→ GIVEN MATERIAL:
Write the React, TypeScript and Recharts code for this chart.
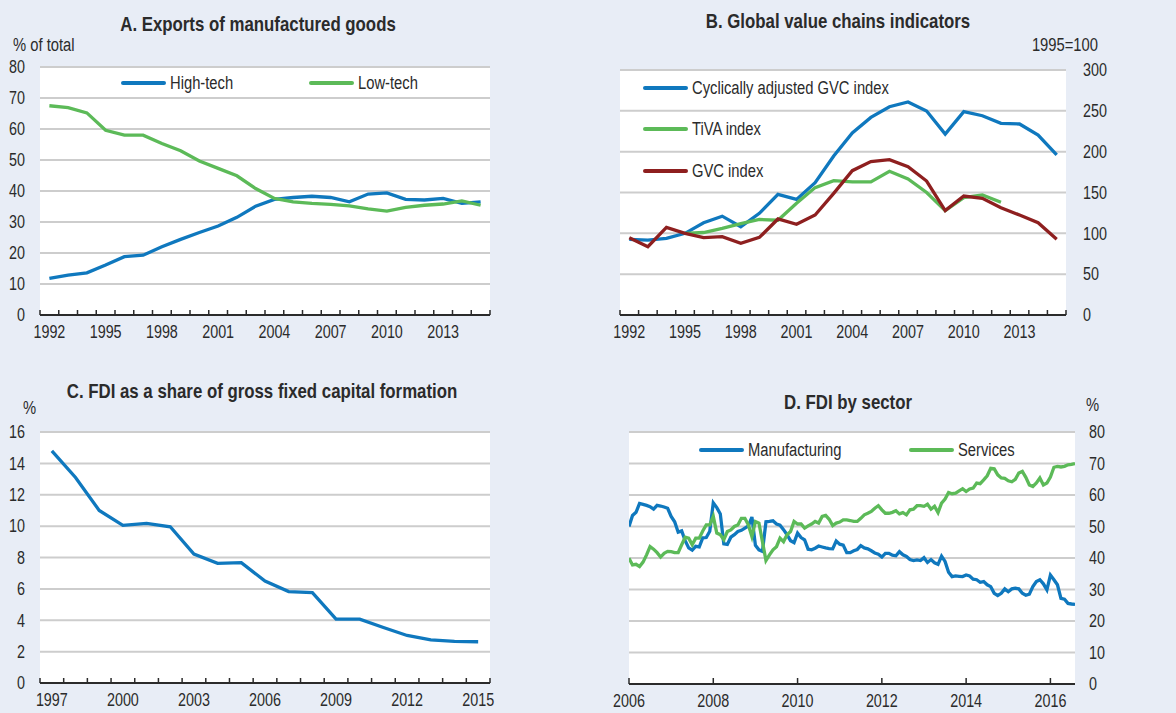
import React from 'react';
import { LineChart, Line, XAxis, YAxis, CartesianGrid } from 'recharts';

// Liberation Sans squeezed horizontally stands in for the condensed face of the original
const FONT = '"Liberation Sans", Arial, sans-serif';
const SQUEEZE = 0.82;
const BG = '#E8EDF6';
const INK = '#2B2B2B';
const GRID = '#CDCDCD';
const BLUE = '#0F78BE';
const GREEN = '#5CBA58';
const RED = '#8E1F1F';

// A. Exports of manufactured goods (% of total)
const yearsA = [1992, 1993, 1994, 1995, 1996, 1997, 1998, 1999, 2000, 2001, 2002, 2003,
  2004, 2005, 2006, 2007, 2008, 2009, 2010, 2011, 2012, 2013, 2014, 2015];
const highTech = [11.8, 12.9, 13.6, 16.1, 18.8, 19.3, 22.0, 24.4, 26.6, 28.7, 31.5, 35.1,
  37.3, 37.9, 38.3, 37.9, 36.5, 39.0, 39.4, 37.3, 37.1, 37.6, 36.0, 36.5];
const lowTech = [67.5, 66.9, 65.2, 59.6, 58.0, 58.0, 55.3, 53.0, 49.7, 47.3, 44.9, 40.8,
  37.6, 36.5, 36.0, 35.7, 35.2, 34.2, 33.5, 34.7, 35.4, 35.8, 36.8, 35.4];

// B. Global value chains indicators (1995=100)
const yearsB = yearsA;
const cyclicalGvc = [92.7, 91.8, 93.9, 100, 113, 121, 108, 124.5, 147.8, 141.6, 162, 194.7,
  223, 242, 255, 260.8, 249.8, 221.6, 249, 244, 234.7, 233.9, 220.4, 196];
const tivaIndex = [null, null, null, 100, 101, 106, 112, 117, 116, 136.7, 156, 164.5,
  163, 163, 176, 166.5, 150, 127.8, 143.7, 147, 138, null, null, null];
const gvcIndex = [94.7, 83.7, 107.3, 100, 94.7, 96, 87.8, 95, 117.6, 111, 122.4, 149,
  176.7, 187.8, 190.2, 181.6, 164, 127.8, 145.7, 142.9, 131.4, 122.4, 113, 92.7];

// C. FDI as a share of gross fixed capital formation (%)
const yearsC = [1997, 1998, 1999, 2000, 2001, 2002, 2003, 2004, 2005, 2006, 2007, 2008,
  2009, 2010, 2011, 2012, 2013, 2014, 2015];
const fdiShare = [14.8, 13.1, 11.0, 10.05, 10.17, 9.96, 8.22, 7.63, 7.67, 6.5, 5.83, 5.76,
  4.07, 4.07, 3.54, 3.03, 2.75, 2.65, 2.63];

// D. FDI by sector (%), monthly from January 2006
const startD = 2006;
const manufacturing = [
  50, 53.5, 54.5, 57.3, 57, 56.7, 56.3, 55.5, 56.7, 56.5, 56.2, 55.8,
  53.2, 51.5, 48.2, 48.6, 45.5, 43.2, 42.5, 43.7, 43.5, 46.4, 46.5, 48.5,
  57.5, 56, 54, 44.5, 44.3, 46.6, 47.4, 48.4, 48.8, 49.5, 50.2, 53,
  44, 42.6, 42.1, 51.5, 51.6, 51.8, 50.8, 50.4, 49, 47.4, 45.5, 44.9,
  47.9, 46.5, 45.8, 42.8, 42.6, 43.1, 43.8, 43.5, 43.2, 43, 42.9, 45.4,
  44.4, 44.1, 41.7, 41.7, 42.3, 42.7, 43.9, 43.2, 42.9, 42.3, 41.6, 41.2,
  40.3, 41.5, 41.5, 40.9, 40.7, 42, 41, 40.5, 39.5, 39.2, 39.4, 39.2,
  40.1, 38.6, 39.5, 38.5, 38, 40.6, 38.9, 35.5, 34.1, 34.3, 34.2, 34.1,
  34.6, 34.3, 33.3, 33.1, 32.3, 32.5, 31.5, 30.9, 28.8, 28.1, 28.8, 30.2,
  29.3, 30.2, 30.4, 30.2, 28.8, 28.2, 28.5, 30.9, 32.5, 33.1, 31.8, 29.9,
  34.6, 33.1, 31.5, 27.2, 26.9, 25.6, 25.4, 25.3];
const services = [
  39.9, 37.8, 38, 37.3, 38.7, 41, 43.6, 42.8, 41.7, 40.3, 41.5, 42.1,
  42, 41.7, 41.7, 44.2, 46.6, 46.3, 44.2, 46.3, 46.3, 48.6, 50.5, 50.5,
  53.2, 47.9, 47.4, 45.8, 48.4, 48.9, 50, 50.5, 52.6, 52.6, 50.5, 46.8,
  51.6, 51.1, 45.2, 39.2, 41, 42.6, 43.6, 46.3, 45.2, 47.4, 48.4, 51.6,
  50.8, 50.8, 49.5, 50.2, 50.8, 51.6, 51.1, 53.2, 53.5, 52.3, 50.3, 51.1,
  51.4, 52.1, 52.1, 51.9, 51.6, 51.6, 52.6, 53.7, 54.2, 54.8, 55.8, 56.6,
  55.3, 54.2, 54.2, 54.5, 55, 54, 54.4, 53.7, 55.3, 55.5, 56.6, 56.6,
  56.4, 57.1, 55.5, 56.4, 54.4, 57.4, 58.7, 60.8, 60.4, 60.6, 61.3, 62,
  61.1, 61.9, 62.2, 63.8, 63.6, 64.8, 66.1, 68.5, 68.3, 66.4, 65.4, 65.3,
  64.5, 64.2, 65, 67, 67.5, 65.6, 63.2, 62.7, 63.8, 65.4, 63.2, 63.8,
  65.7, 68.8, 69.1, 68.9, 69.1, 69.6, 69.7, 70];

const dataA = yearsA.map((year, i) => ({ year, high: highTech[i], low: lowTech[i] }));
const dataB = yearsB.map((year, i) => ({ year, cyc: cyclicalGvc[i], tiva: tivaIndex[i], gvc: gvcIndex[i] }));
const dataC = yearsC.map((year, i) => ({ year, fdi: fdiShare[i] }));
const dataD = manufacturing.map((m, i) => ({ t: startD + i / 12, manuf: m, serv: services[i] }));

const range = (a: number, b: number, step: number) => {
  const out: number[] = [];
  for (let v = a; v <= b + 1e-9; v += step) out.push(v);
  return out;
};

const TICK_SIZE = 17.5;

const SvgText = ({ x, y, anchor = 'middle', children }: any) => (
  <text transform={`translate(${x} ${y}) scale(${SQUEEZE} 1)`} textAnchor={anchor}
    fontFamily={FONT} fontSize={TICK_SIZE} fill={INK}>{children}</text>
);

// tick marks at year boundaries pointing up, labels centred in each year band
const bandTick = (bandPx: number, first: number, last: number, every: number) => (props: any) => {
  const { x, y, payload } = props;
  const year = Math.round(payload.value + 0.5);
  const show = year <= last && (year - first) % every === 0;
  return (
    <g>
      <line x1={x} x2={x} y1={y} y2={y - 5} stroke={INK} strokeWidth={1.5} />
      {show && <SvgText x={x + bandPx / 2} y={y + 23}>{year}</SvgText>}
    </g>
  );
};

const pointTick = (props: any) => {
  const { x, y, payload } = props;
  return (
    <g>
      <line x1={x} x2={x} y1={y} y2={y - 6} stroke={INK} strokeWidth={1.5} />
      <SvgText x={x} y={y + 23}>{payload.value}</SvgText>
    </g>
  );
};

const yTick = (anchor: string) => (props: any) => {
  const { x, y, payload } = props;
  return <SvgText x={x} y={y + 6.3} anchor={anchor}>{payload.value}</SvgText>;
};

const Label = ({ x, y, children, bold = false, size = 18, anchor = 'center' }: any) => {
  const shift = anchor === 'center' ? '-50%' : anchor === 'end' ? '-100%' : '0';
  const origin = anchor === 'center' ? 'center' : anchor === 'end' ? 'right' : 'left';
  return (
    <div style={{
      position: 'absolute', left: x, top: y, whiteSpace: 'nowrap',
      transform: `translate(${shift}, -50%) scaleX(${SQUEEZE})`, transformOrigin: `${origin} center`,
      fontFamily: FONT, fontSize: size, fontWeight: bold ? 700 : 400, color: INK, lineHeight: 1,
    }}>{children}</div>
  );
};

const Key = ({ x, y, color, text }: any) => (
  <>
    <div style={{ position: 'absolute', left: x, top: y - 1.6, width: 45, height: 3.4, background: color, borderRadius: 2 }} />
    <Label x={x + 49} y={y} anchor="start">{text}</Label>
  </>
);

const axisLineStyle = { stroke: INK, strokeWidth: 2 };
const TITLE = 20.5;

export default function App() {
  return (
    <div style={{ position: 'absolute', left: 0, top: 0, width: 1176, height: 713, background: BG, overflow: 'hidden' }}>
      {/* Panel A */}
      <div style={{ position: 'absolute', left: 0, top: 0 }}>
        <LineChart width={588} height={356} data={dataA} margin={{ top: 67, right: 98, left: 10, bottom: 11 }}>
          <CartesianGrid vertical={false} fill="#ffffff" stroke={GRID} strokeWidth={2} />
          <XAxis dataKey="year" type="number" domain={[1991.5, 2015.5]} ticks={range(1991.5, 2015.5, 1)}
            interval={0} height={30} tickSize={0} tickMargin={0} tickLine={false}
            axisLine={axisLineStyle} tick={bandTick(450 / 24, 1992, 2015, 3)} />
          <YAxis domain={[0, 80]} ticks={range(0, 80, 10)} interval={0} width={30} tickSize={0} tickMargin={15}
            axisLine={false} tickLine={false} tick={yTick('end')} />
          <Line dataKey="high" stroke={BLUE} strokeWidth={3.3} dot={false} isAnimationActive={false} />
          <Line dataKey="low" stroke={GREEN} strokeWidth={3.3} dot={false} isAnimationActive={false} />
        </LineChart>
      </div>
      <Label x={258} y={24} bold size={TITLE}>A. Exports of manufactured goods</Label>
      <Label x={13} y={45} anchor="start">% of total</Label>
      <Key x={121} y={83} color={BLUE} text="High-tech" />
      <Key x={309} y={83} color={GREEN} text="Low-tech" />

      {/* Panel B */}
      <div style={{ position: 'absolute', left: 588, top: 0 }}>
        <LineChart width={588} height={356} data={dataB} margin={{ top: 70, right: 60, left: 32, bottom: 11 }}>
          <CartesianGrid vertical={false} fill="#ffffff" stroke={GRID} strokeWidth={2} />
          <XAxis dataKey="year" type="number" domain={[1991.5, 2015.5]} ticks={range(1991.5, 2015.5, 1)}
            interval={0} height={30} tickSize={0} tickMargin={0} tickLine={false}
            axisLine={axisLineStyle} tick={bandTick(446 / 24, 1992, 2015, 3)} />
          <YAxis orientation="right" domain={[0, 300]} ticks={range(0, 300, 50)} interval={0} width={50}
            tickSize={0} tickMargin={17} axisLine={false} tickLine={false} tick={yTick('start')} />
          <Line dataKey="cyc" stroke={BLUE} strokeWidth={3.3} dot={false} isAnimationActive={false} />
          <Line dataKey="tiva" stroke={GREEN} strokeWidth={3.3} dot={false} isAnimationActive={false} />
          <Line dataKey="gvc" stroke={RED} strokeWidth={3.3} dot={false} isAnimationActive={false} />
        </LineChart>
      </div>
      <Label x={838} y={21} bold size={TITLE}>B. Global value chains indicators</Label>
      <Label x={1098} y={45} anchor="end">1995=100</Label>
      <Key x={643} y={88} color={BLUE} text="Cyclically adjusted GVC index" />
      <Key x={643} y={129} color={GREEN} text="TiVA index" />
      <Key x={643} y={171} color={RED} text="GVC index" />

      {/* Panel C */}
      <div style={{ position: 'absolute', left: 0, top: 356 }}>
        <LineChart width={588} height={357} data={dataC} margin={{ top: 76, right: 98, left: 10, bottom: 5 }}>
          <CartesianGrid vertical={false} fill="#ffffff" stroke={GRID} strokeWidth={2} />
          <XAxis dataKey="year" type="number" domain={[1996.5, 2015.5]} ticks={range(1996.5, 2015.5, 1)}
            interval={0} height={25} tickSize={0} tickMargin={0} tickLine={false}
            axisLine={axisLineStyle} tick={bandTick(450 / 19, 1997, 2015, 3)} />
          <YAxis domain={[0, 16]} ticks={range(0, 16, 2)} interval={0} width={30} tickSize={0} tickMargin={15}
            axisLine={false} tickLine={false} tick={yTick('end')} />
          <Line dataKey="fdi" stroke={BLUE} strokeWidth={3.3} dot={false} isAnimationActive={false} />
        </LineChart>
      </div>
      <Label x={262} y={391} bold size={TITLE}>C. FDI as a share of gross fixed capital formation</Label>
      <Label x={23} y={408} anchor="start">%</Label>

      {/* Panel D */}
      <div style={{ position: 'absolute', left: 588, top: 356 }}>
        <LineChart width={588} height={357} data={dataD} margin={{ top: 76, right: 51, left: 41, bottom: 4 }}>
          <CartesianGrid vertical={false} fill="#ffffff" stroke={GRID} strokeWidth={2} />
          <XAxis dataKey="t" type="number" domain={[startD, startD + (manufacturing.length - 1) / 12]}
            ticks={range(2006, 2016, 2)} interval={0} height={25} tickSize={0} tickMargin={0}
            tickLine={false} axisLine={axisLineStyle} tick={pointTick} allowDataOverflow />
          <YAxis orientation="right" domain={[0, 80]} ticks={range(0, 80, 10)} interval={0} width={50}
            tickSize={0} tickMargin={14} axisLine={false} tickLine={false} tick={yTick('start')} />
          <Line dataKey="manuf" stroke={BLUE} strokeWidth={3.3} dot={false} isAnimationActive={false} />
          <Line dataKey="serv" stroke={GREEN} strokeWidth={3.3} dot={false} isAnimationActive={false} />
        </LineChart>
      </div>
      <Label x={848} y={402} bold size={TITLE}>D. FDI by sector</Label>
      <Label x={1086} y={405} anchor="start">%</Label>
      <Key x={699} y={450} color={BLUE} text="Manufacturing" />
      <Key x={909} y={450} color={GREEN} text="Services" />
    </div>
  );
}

→ REQUIRED WORK: Copy all lines in the listing above where the string "React" appears.

→ RESULT OF THIS TASK:
Write the React, TypeScript and Recharts code for this chart.
import React from 'react';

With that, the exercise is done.